Exercise goal
Output the material beneath this task exactly, images excluded.

⁂

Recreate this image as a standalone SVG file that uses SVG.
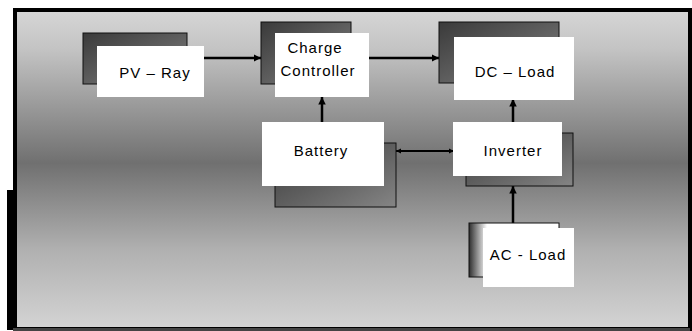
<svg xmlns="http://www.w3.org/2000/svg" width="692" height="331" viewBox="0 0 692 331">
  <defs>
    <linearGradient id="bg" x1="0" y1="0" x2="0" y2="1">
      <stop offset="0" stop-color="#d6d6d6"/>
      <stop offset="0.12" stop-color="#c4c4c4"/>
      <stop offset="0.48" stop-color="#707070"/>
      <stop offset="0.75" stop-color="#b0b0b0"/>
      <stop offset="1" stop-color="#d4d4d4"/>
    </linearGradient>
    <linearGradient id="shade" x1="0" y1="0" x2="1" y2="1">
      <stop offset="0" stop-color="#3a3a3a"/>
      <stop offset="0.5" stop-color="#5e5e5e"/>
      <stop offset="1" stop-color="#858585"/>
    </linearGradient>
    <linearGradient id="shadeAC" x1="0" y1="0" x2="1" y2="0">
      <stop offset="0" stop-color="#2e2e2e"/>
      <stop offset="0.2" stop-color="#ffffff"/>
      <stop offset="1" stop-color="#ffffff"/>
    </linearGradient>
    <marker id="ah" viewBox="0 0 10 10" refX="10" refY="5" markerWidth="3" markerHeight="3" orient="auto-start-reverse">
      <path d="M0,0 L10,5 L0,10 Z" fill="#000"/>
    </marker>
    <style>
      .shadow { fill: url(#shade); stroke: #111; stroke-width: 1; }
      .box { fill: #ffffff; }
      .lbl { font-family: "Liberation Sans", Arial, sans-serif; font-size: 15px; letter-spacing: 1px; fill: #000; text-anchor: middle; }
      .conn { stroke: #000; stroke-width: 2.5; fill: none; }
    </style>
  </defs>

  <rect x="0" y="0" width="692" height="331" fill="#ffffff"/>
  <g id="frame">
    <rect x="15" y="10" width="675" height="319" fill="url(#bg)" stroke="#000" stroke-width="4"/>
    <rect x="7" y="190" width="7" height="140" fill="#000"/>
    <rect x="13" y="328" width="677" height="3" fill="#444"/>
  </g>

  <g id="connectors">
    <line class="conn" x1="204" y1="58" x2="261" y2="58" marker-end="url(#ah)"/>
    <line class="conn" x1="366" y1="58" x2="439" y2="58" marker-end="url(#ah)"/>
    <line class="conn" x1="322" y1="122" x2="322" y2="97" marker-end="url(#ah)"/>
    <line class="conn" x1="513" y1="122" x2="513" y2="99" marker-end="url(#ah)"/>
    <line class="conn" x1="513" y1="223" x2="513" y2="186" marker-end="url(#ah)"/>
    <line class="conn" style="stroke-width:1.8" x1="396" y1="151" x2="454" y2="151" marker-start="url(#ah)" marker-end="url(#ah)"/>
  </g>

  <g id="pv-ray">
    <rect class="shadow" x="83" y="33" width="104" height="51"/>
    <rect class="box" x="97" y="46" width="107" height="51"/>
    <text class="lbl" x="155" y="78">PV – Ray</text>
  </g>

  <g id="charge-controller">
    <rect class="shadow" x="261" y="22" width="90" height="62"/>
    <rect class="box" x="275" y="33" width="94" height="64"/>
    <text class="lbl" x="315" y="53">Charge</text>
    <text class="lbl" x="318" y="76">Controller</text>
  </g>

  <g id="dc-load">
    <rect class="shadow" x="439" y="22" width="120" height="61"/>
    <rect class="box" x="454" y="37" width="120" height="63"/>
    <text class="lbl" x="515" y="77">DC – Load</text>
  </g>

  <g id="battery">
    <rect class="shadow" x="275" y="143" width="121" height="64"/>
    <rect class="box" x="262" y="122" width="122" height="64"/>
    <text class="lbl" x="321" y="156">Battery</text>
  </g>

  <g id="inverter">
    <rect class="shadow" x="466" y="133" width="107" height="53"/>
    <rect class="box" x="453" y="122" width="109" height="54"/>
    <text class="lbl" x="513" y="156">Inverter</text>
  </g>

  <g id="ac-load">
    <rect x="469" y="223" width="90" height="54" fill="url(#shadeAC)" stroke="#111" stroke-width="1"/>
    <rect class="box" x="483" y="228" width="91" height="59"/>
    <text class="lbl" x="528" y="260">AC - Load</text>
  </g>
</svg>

⁂

Result below
Recreate this image as a standalone SVG file that uses SVG.
<svg xmlns="http://www.w3.org/2000/svg" width="692" height="331" viewBox="0 0 692 331">
  <defs>
    <linearGradient id="bg" x1="0" y1="0" x2="0" y2="1">
      <stop offset="0" stop-color="#d6d6d6"/>
      <stop offset="0.12" stop-color="#c4c4c4"/>
      <stop offset="0.48" stop-color="#707070"/>
      <stop offset="0.75" stop-color="#b0b0b0"/>
      <stop offset="1" stop-color="#d4d4d4"/>
    </linearGradient>
    <linearGradient id="shade" x1="0" y1="0" x2="1" y2="1">
      <stop offset="0" stop-color="#3a3a3a"/>
      <stop offset="0.5" stop-color="#5e5e5e"/>
      <stop offset="1" stop-color="#858585"/>
    </linearGradient>
    <linearGradient id="shadeAC" x1="0" y1="0" x2="1" y2="0">
      <stop offset="0" stop-color="#2e2e2e"/>
      <stop offset="0.2" stop-color="#ffffff"/>
      <stop offset="1" stop-color="#ffffff"/>
    </linearGradient>
    <marker id="ah" viewBox="0 0 10 10" refX="10" refY="5" markerWidth="3" markerHeight="3" orient="auto-start-reverse">
      <path d="M0,0 L10,5 L0,10 Z" fill="#000"/>
    </marker>
    <style>
      .shadow { fill: url(#shade); stroke: #111; stroke-width: 1; }
      .box { fill: #ffffff; }
      .lbl { font-family: "Liberation Sans", Arial, sans-serif; font-size: 15px; letter-spacing: 1px; fill: #000; text-anchor: middle; }
      .conn { stroke: #000; stroke-width: 2.5; fill: none; }
    </style>
  </defs>

  <rect x="0" y="0" width="692" height="331" fill="#ffffff"/>
  <g id="frame">
    <rect x="15" y="10" width="675" height="319" fill="url(#bg)" stroke="#000" stroke-width="4"/>
    <rect x="7" y="190" width="7" height="140" fill="#000"/>
    <rect x="13" y="328" width="677" height="3" fill="#444"/>
  </g>

  <g id="connectors">
    <line class="conn" x1="204" y1="58" x2="261" y2="58" marker-end="url(#ah)"/>
    <line class="conn" x1="366" y1="58" x2="439" y2="58" marker-end="url(#ah)"/>
    <line class="conn" x1="322" y1="122" x2="322" y2="97" marker-end="url(#ah)"/>
    <line class="conn" x1="513" y1="122" x2="513" y2="99" marker-end="url(#ah)"/>
    <line class="conn" x1="513" y1="223" x2="513" y2="186" marker-end="url(#ah)"/>
    <line class="conn" style="stroke-width:1.8" x1="396" y1="151" x2="454" y2="151" marker-start="url(#ah)" marker-end="url(#ah)"/>
  </g>

  <g id="pv-ray">
    <rect class="shadow" x="83" y="33" width="104" height="51"/>
    <rect class="box" x="97" y="46" width="107" height="51"/>
    <text class="lbl" x="155" y="78">PV – Ray</text>
  </g>

  <g id="charge-controller">
    <rect class="shadow" x="261" y="22" width="90" height="62"/>
    <rect class="box" x="275" y="33" width="94" height="64"/>
    <text class="lbl" x="315" y="53">Charge</text>
    <text class="lbl" x="318" y="76">Controller</text>
  </g>

  <g id="dc-load">
    <rect class="shadow" x="439" y="22" width="120" height="61"/>
    <rect class="box" x="454" y="37" width="120" height="63"/>
    <text class="lbl" x="515" y="77">DC – Load</text>
  </g>

  <g id="battery">
    <rect class="shadow" x="275" y="143" width="121" height="64"/>
    <rect class="box" x="262" y="122" width="122" height="64"/>
    <text class="lbl" x="321" y="156">Battery</text>
  </g>

  <g id="inverter">
    <rect class="shadow" x="466" y="133" width="107" height="53"/>
    <rect class="box" x="453" y="122" width="109" height="54"/>
    <text class="lbl" x="513" y="156">Inverter</text>
  </g>

  <g id="ac-load">
    <rect x="469" y="223" width="90" height="54" fill="url(#shadeAC)" stroke="#111" stroke-width="1"/>
    <rect class="box" x="483" y="228" width="91" height="59"/>
    <text class="lbl" x="528" y="260">AC - Load</text>
  </g>
</svg>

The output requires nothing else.